Cloud Peak Energy Inc., one of the largest US coal producers, and the Crow Tribe of Indians have signed the option and exploration agreements covering an estimated 1.4 billion short t of in-place coal in the northern Powder River Basin (NPRB). The signing follows the approval of the agreements by the Crow Tribal Legislature earlier this month. The agreements now go to the US Department of the Interior (DoI) for final review, with approval requested within 180 days. If approved, the agreements could be worth up to US$ 10 million to the Crow Tribe over a period of 5 years.

Part of a larger mining complex

The option and exploration agreements provide for exploration and exclusive options to lease three separate coal deposits on the Crow Indian Reservation in Montana over an initial 5 year period, with two extension periods through to 2035 if certain conditions are met. The three deposits are in the vicinity of Cloud Peak Energy’s Spring Creek mine and Youngs Creek project in Montana and Wyoming, respectively, and would potentially be developed as part of a larger mining complex with these properties.

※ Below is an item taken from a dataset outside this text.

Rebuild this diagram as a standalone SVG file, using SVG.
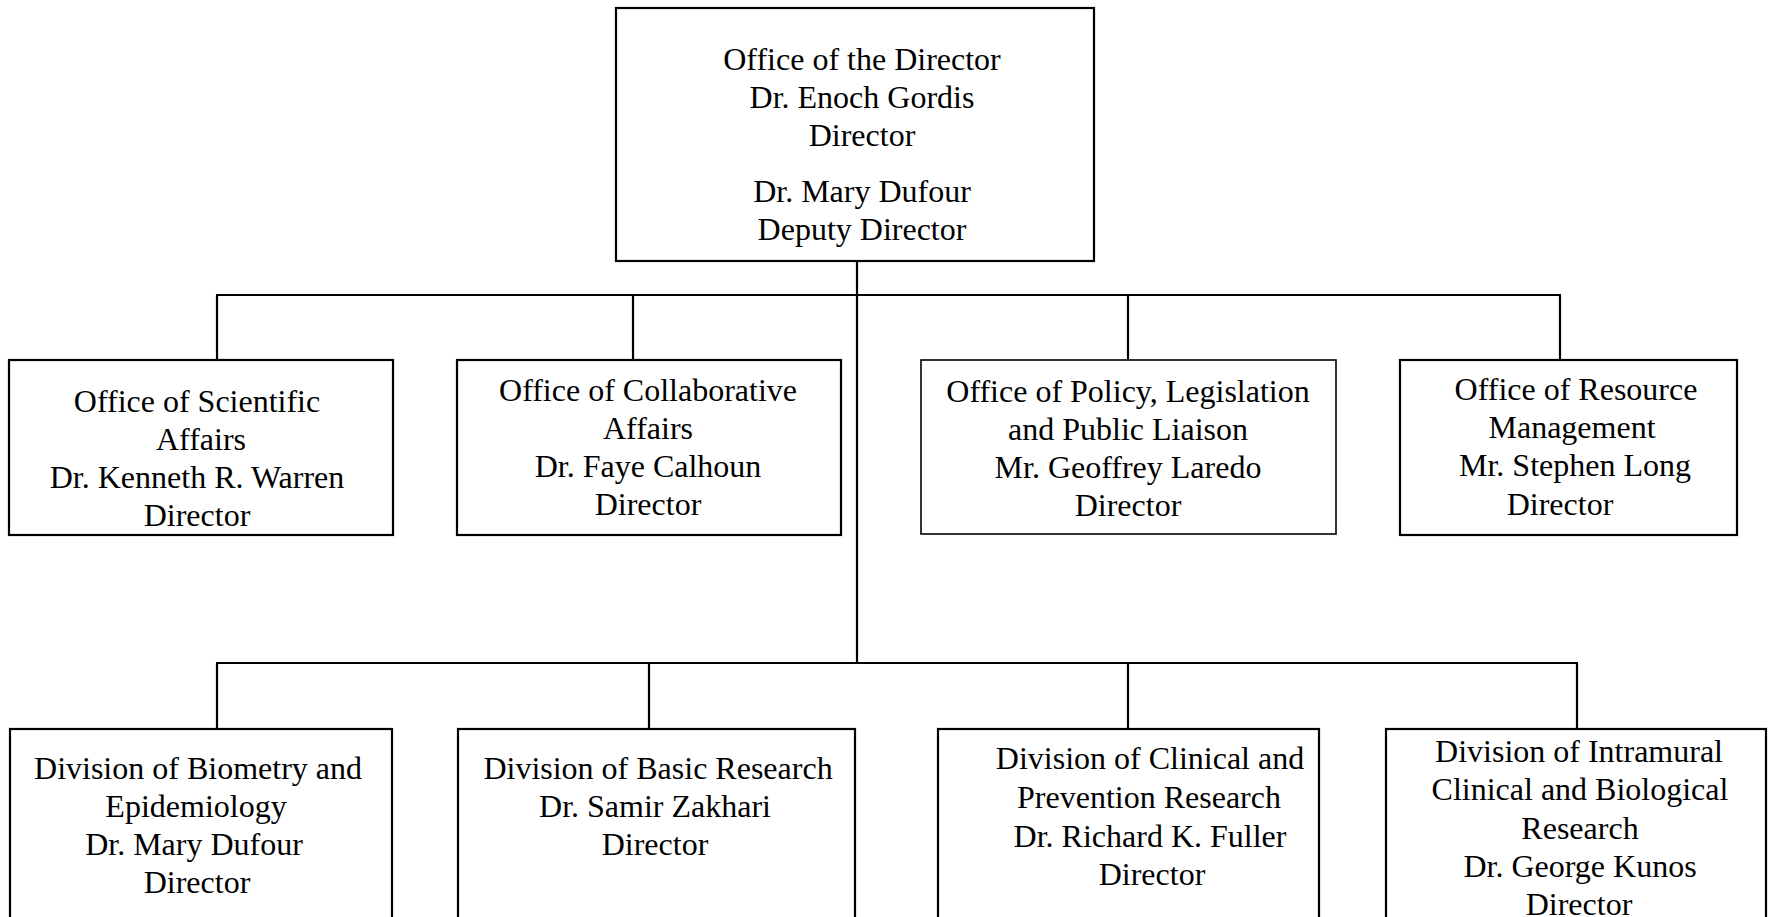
<svg xmlns="http://www.w3.org/2000/svg" width="1771" height="917" viewBox="0 0 1771 917">
<style>
.box{fill:#fff;stroke:#000;stroke-width:2.2}
.t{font-family:"Liberation Serif","Times New Roman",serif;font-size:32px;fill:#000;text-anchor:middle}
.ln{stroke:#000;stroke-width:2.2;fill:none}
</style>
<rect width="1771" height="917" fill="#fff"/>
<g id="connectors">
<path class="ln" d="M857 262V663"/>
<path class="ln" d="M216 295H1561"/>
<path class="ln" d="M217 295V359M633 295V359M1128 295V359M1560 295V359"/>
<path class="ln" d="M216 663H1578"/>
<path class="ln" d="M217 663V728M649 663V728M1128 663V728M1577 663V728"/>
</g>
<g id="director">
<rect class="box" x="616" y="8" width="478" height="253"/>
<text class="t" x="862" y="70">Office of the Director</text>
<text class="t" x="862" y="108">Dr. Enoch Gordis</text>
<text class="t" x="862" y="146">Director</text>
<text class="t" x="862" y="202">Dr. Mary Dufour</text>
<text class="t" x="862" y="240">Deputy Director</text>
</g>
<g id="scientific">
<rect class="box" x="9" y="360" width="384" height="175"/>
<text class="t" x="197" y="412">Office of Scientific</text>
<text class="t" x="201" y="450">Affairs</text>
<text class="t" x="197" y="488">Dr. Kenneth R. Warren</text>
<text class="t" x="197" y="526">Director</text>
</g>
<g id="collaborative">
<rect class="box" x="457" y="360" width="384" height="175"/>
<text class="t" x="648" y="401">Office of Collaborative</text>
<text class="t" x="648" y="439">Affairs</text>
<text class="t" x="648" y="477">Dr. Faye Calhoun</text>
<text class="t" x="648" y="515">Director</text>
</g>
<g id="policy">
<rect class="box" x="921" y="360" width="415" height="174" style="stroke-width:1.6"/>
<text class="t" x="1128" y="402">Office of Policy, Legislation</text>
<text class="t" x="1128" y="440">and Public Liaison</text>
<text class="t" x="1128" y="478">Mr. Geoffrey Laredo</text>
<text class="t" x="1128" y="516">Director</text>
</g>
<g id="resource">
<rect class="box" x="1400" y="360" width="337" height="175"/>
<text class="t" x="1576" y="400">Office of Resource</text>
<text class="t" x="1572" y="438">Management</text>
<text class="t" x="1575" y="476">Mr. Stephen Long</text>
<text class="t" x="1560" y="515">Director</text>
</g>
<g id="biometry">
<rect class="box" x="10" y="729" width="382" height="210"/>
<text class="t" x="198" y="779">Division of Biometry and</text>
<text class="t" x="196" y="817">Epidemiology</text>
<text class="t" x="194" y="855">Dr. Mary Dufour</text>
<text class="t" x="197" y="893">Director</text>
</g>
<g id="basic">
<rect class="box" x="458" y="729" width="397" height="210"/>
<text class="t" x="658" y="779">Division of Basic Research</text>
<text class="t" x="655" y="817">Dr. Samir Zakhari</text>
<text class="t" x="655" y="855">Director</text>
</g>
<g id="clinical">
<rect class="box" x="938" y="729" width="381" height="210"/>
<text class="t" x="1150" y="769">Division of Clinical and</text>
<text class="t" x="1149" y="808">Prevention Research</text>
<text class="t" x="1150" y="847">Dr. Richard K. Fuller</text>
<text class="t" x="1152" y="885">Director</text>
</g>
<g id="intramural">
<rect class="box" x="1386" y="729" width="380" height="210"/>
<text class="t" x="1579" y="762">Division of Intramural</text>
<text class="t" x="1580" y="800">Clinical and Biological</text>
<text class="t" x="1580" y="839">Research</text>
<text class="t" x="1580" y="877">Dr. George Kunos</text>
<text class="t" x="1579" y="915">Director</text>
</g>
</svg>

Powder River Basin export potential

“Cloud Peak Energy is pleased to have signed the agreements with the Crow Tribe and is hopeful that DoI approval will follow in good order. The exploration and other work to get to a decision on exercising an option(s) and, ultimately to production, is a multi-year process. Ideally, the development of the Crow Tribe coal resources and our larger Spring Creek complex would coincide with the development of new West Coast export terminal capacity. We also see the potential to expand NPRB domestic customers with high Btu, lower sodium content coal from certain Crow Tribe coal deposits,” said Colin Marshall, Cloud Peak Energy’s president and CEO. “We are embarking on what we see as a long-term partnership with the Crow Tribe that will hopefully provide revenue and jobs and economic development on the reservation.”